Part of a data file
+++++

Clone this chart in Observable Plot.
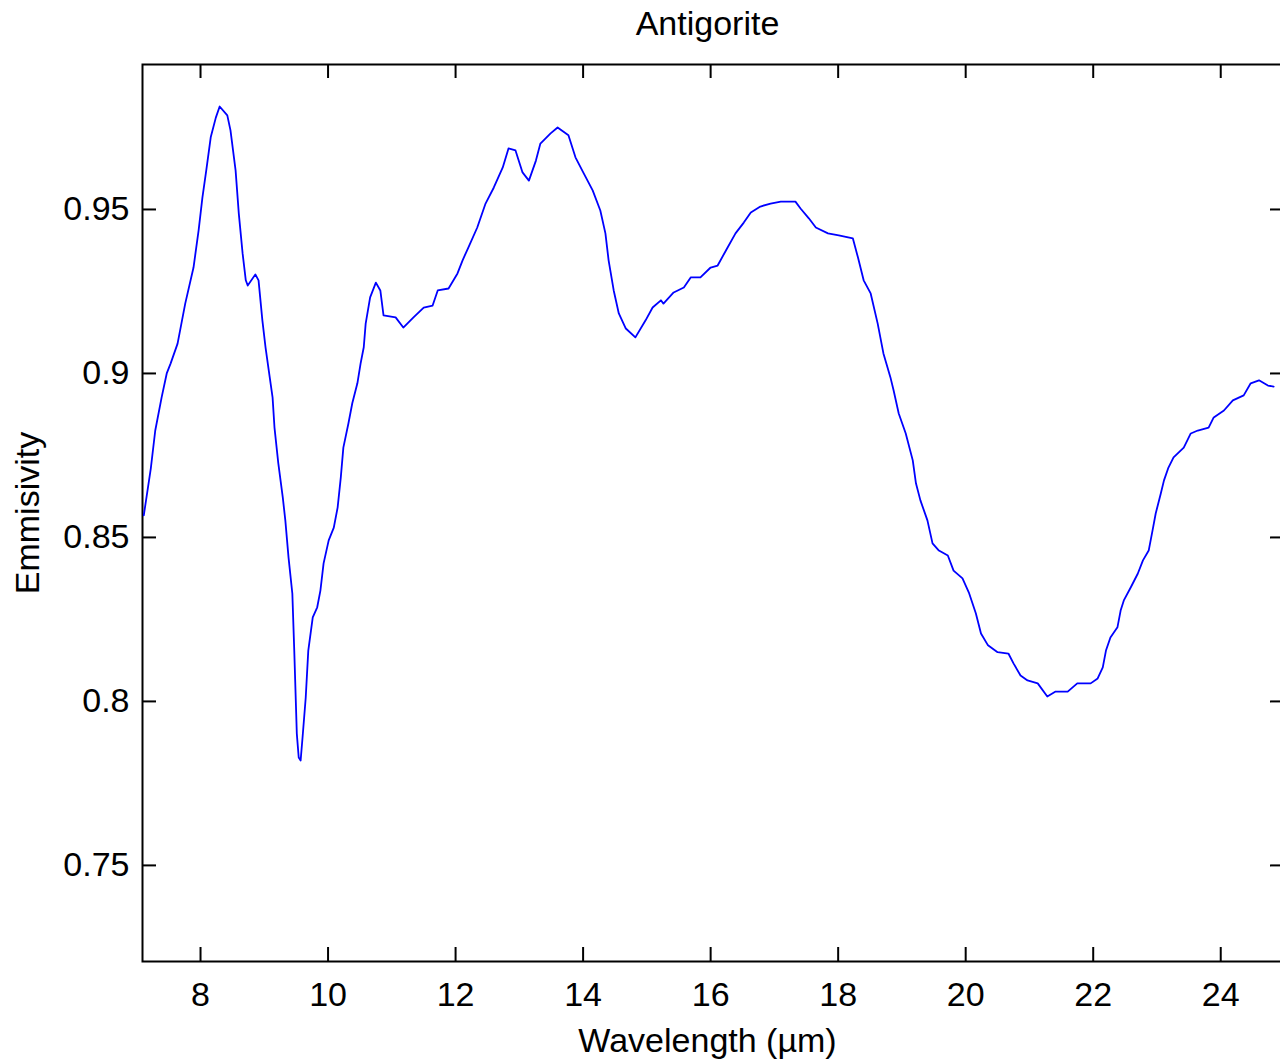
<!DOCTYPE html>
<html>
<head>
<meta charset="utf-8">
<script src="https://cdn.jsdelivr.net/npm/d3@7"></script>
<script src="https://cdn.jsdelivr.net/npm/@observablehq/plot@0.6"></script>
<style>
  html, body { margin: 0; padding: 0; background: #fff; overflow: hidden; }
  #chart svg { display: block; overflow: hidden; }
</style>
</head>
<body>
<div id="chart"></div>
<script>
const title = "Antigorite";
const xLabel = "Wavelength (\u00b5m)";
const yLabel = "Emmisivity";

const xTicks = [8, 10, 12, 14, 16, 18, 20, 22, 24];
const xTickLabels = ["8", "10", "12", "14", "16", "18", "20", "22", "24"];
const yTicks = [0.75, 0.8, 0.85, 0.9, 0.95];
const yTickLabels = ["0.75", "0.8", "0.85", "0.9", "0.95"];

const wavelength = [
  7.11, 7.22, 7.29, 7.39, 7.47, 7.53, 7.64, 7.76, 7.89, 7.97,
  8.03, 8.09, 8.16, 8.24, 8.30, 8.42, 8.47, 8.55, 8.60, 8.66,
  8.71, 8.74, 8.86, 8.91, 8.97, 9.02, 9.07, 9.13, 9.16, 9.22,
  9.29, 9.33, 9.38, 9.44, 9.47, 9.51, 9.54, 9.57, 9.60, 9.65,
  9.69, 9.76, 9.83, 9.88, 9.93, 10.01, 10.09, 10.15, 10.20, 10.24,
  10.32, 10.38, 10.46, 10.51, 10.56, 10.59, 10.66, 10.75, 10.82, 10.87,
  11.06, 11.18, 11.34, 11.50, 11.64, 11.72, 11.89, 12.03, 12.11, 12.20,
  12.34, 12.47, 12.60, 12.74, 12.83, 12.94, 13.05, 13.15, 13.26, 13.33,
  13.49, 13.60, 13.77, 13.88, 14.01, 14.15, 14.27, 14.35, 14.40, 14.48,
  14.56, 14.67, 14.82, 14.98, 15.09, 15.22, 15.26, 15.42, 15.58, 15.69,
  15.84, 16.00, 16.11, 16.24, 16.39, 16.52, 16.63, 16.78, 16.94, 17.10,
  17.33, 17.41, 17.54, 17.65, 17.84, 18.01, 18.23, 18.31, 18.40, 18.51,
  18.62, 18.71, 18.82, 18.87, 18.95, 19.06, 19.17, 19.22, 19.29, 19.40,
  19.48, 19.58, 19.72, 19.81, 19.95, 20.05, 20.16, 20.24, 20.35, 20.50,
  20.67, 20.75, 20.86, 20.97, 21.13, 21.28, 21.41, 21.60, 21.75, 21.96,
  22.07, 22.15, 22.20, 22.27, 22.38, 22.43, 22.48, 22.59, 22.70, 22.78,
  22.87, 22.93, 22.98, 23.06, 23.11, 23.18, 23.26, 23.42, 23.53, 23.64,
  23.81, 23.89, 24.05, 24.19, 24.36, 24.47, 24.60, 24.74, 24.83
];
const emissivity = [
  0.8567, 0.8710, 0.8826, 0.8927, 0.9000, 0.9030, 0.9091, 0.9213, 0.9323, 0.9436,
  0.9537, 0.9619, 0.9720, 0.9780, 0.9814, 0.9787, 0.9741, 0.9619, 0.9488, 0.9366,
  0.9284, 0.9268, 0.9302, 0.9284, 0.9162, 0.9079, 0.9009, 0.8927, 0.8835, 0.8726,
  0.8622, 0.8552, 0.8439, 0.8329, 0.8155, 0.7902, 0.7829, 0.7820, 0.7890, 0.8012,
  0.8155, 0.8256, 0.8287, 0.8338, 0.8421, 0.8491, 0.8530, 0.8591, 0.8683, 0.8774,
  0.8848, 0.8909, 0.8970, 0.9030, 0.9080, 0.9152, 0.9232, 0.9277, 0.9253, 0.9177,
  0.9171, 0.9140, 0.9171, 0.9201, 0.9207, 0.9253, 0.9259, 0.9305, 0.9345, 0.9384,
  0.9445, 0.9518, 0.9567, 0.9628, 0.9686, 0.9680, 0.9613, 0.9588, 0.9649, 0.9701,
  0.9732, 0.9750, 0.9726, 0.9659, 0.9610, 0.9558, 0.9497, 0.9427, 0.9345, 0.9253,
  0.9183, 0.9137, 0.9110, 0.9162, 0.9201, 0.9223, 0.9213, 0.9247, 0.9262, 0.9293,
  0.9293, 0.9323, 0.9329, 0.9375, 0.9427, 0.9460, 0.9491, 0.9509, 0.9518, 0.9524,
  0.9524, 0.9503, 0.9473, 0.9445, 0.9427, 0.9421, 0.9412, 0.9354, 0.9284, 0.9244,
  0.9152, 0.9061, 0.8988, 0.8948, 0.8878, 0.8817, 0.8735, 0.8665, 0.8613, 0.8552,
  0.8482, 0.8460, 0.8445, 0.8399, 0.8375, 0.8332, 0.8268, 0.8207, 0.8171, 0.8150,
  0.8146, 0.8116, 0.8079, 0.8064, 0.8055, 0.8015, 0.8030, 0.8030, 0.8055, 0.8055,
  0.8070, 0.8104, 0.8155, 0.8195, 0.8226, 0.8277, 0.8308, 0.8348, 0.8390, 0.8430,
  0.8460, 0.8521, 0.8573, 0.8634, 0.8674, 0.8713, 0.8744, 0.8774, 0.8817, 0.8826,
  0.8835, 0.8866, 0.8887, 0.8918, 0.8933, 0.8970, 0.8979, 0.8963, 0.8960
];

const data = wavelength.map((w, i) => ({w, e: emissivity[i]}));
const xt = xTicks.map((v, i) => ({v, label: xTickLabels[i]}));
const yt = yTicks.map((v, i) => ({v, label: yTickLabels[i]}));

const W = 1280, H = 1062;
const mL = 142, mT = 64, mB = 101, mR = -4;
const plotW = W - mL - mR;
const plotH = H - mT - mB;
const tickLen = 14;
const font = "'Liberation Sans', Arial, Helvetica, sans-serif";
const fs = 34;

const chart = Plot.plot({
  width: W,
  height: H,
  marginLeft: mL,
  marginRight: mR,
  marginTop: mT,
  marginBottom: mB,
  style: {fontFamily: font, fontSize: fs + "px", background: "white", color: "black"},
  x: {domain: [7.09, 25.0], axis: null},
  y: {domain: [0.7207, 0.9942], axis: null},
  marks: [
    // inward ticks on all four sides
    Plot.tickX(xt, {x: "v", insetTop: plotH - tickLen, stroke: "black", strokeWidth: 2}),
    Plot.tickX(xt, {x: "v", insetBottom: plotH - tickLen, stroke: "black", strokeWidth: 2}),
    Plot.tickY(yt, {y: "v", insetRight: plotW - tickLen, stroke: "black", strokeWidth: 2}),
    Plot.tickY(yt, {y: "v", insetLeft: plotW - tickLen, stroke: "black", strokeWidth: 2}),
    Plot.frame({stroke: "black", strokeWidth: 2}),
    Plot.line(data, {x: "w", y: "e", stroke: "#0000ff", strokeWidth: 1.8, curve: "linear"}),
    // tick labels
    Plot.text(xt, {x: "v", text: "label", frameAnchor: "bottom", dy: 34, lineAnchor: "middle",
      textAnchor: "middle", fill: "black", fontSize: fs}),
    Plot.text(yt, {y: "v", text: "label", frameAnchor: "left", dx: -13, lineAnchor: "middle",
      textAnchor: "end", fill: "black", fontSize: fs}),
    // title and axis labels
    Plot.text([title], {frameAnchor: "top", dx: -6, dy: -40, lineAnchor: "middle",
      textAnchor: "middle", fill: "black", fontSize: fs}),
    Plot.text([xLabel], {frameAnchor: "bottom", dx: -6, dy: 80, lineAnchor: "middle",
      textAnchor: "middle", fill: "black", fontSize: fs}),
    Plot.text([yLabel], {frameAnchor: "left", dx: -114, rotate: -90, lineAnchor: "middle",
      textAnchor: "middle", fill: "black", fontSize: fs})
  ]
});
document.getElementById("chart").appendChild(chart);
</script>
</body>
</html>
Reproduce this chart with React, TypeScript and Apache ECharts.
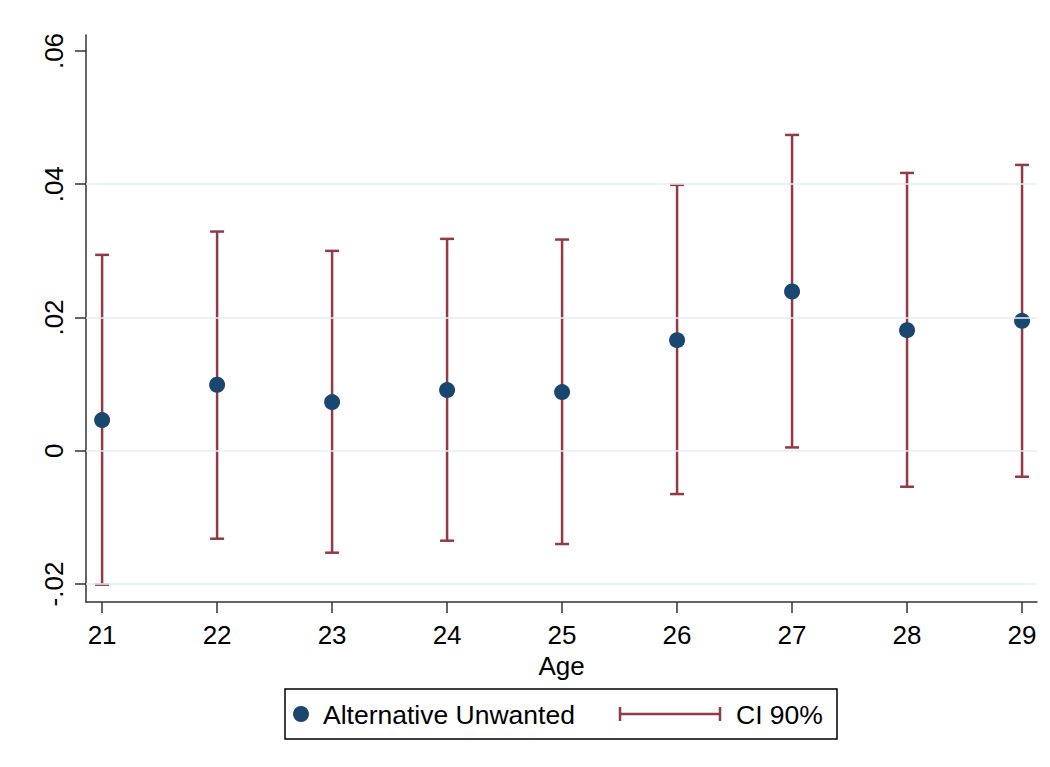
import React, { useEffect, useRef } from "react";
import * as echarts from "echarts";

const ages = [21, 22, 23, 24, 25, 26, 27, 28, 29];
const estimates = [0.0046, 0.0099, 0.0073, 0.0091, 0.0088, 0.0166, 0.0239, 0.0181, 0.0195];
const ciLower = [-0.0201, -0.0132, -0.0153, -0.0135, -0.014, -0.0065, 0.0005, -0.0054, -0.0039];
const ciUpper = [0.0294, 0.0329, 0.03, 0.0318, 0.0317, 0.0399, 0.0474, 0.0417, 0.0429];
const yTicks = [-0.02, 0, 0.02, 0.04, 0.06];
const gridValues = [-0.02, 0, 0.02, 0.04];
const seriesName = "Alternative Unwanted";
const ciName = "CI 90%";
const xTitle = "Age";

const NAVY = "#1a476f";
const MAROON = "#933a46";
const FONT = "'Liberation Sans', Arial, sans-serif";

function fmtY(v: number): string {
  if (Math.abs(v) < 1e-9) return "0";
  const s = (Math.round(v * 100) / 100).toFixed(2);
  return s.replace("0.", ".");
}

export default function App() {
  const ref = useRef<HTMLDivElement>(null);
  useEffect(() => {
    if (!ref.current) return;
    const chart = echarts.init(ref.current, undefined, { renderer: "svg" });
    const option: any = {
      animation: false,
      backgroundColor: "#ffffff",
      grid: { left: 86, right: 13, top: 35, bottom: 165, containLabel: false },
      xAxis: {
        type: "value",
        min: 20.86,
        max: 29.13,
        axisLine: { show: true, onZero: false, lineStyle: { color: "#333", width: 1.5 } },
        axisTick: { show: true, customValues: ages, length: 11, lineStyle: { color: "#333", width: 1.5 } },
        axisLabel: {
          customValues: ages,
          fontSize: 26,
          color: "#000",
          fontFamily: FONT,
          margin: 20,
        },
        splitLine: { show: false },
        name: xTitle,
        nameLocation: "middle",
        nameGap: 49,
        nameTextStyle: { fontSize: 26, color: "#000", fontFamily: FONT },
      },
      yAxis: {
        type: "value",
        min: -0.0227,
        max: 0.0624,
        axisLine: { show: true, onZero: false, lineStyle: { color: "#333", width: 1.5 } },
        axisTick: { show: true, customValues: yTicks, length: 11, lineStyle: { color: "#333", width: 1.5 } },
        axisLabel: {
          customValues: yTicks,
          rotate: 90,
          fontSize: 26,
          color: "#000",
          fontFamily: FONT,
          margin: 19,
          formatter: (v: number) => fmtY(v),
        },
        splitLine: { show: false },
      },
      series: [
        {
          type: "line",
          data: [],
          silent: true,
          z: 1,
          markLine: {
            silent: true,
            symbol: "none",
            label: { show: false },
            lineStyle: { color: "#e4eef1", type: "solid", width: 1.5 },
            data: gridValues.map((v) => ({ yAxis: v })),
          },
        },
        {
          type: "custom",
          name: ciName,
          z: 2,
          data: ages.map((a, i) => [a, ciLower[i], ciUpper[i]]),
          encode: { x: 0, y: [1, 2] },
          renderItem: (params: any, api: any) => {
            const x = api.value(0);
            const top = api.coord([x, api.value(2)]);
            const bot = api.coord([x, api.value(1)]);
            const half = 7;
            const style = { stroke: MAROON, lineWidth: 2.5 };
            return {
              type: "group",
              children: [
                { type: "line", shape: { x1: top[0], y1: top[1], x2: bot[0], y2: bot[1] }, style },
                { type: "line", shape: { x1: top[0] - half, y1: top[1], x2: top[0] + half, y2: top[1] }, style },
                { type: "line", shape: { x1: bot[0] - half, y1: bot[1], x2: bot[0] + half, y2: bot[1] }, style },
              ],
            };
          },
        },
        {
          type: "scatter",
          name: seriesName,
          z: 3,
          symbol: "circle",
          symbolSize: 16,
          itemStyle: { color: NAVY, opacity: 1 },
          data: ages.map((a, i) => [a, estimates[i]]),
        },
      ],
      graphic: [
        {
          type: "rect",
          shape: { x: 285, y: 689, width: 552, height: 50 },
          style: { fill: "#fff", stroke: "#000", lineWidth: 1.5 },
        },
        { type: "circle", shape: { cx: 301, cy: 714, r: 8 }, style: { fill: NAVY } },
        {
          type: "text",
          x: 323,
          y: 715,
          style: { text: seriesName, fontSize: 26.5, fontFamily: FONT, fill: "#000", verticalAlign: "middle", align: "left" },
        },
        { type: "line", shape: { x1: 620, y1: 714, x2: 720, y2: 714 }, style: { stroke: MAROON, lineWidth: 2.5 } },
        { type: "line", shape: { x1: 620, y1: 707, x2: 620, y2: 721 }, style: { stroke: MAROON, lineWidth: 2.5 } },
        { type: "line", shape: { x1: 720, y1: 707, x2: 720, y2: 721 }, style: { stroke: MAROON, lineWidth: 2.5 } },
        {
          type: "text",
          x: 736,
          y: 715,
          style: { text: ciName, fontSize: 26.5, fontFamily: FONT, fill: "#000", verticalAlign: "middle", align: "left" },
        },
      ],
    };
    chart.setOption(option);
    return () => chart.dispose();
  }, []);
  return (
    <div
      ref={ref}
      style={{ position: "fixed", left: 0, top: 0, width: 1050, height: 767, background: "#fff" }}
    />
  );
}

+++++

* [Instructions to follow] For the material above, give again only the lines starting at the line that contains "Reproduce this chart" and ending at the line that contains "import * as". Pictures do not belong in the copy.

* [Task output]
Reproduce this chart with React, TypeScript and Apache ECharts.
import React, { useEffect, useRef } from "react";
import * as echarts from "echarts";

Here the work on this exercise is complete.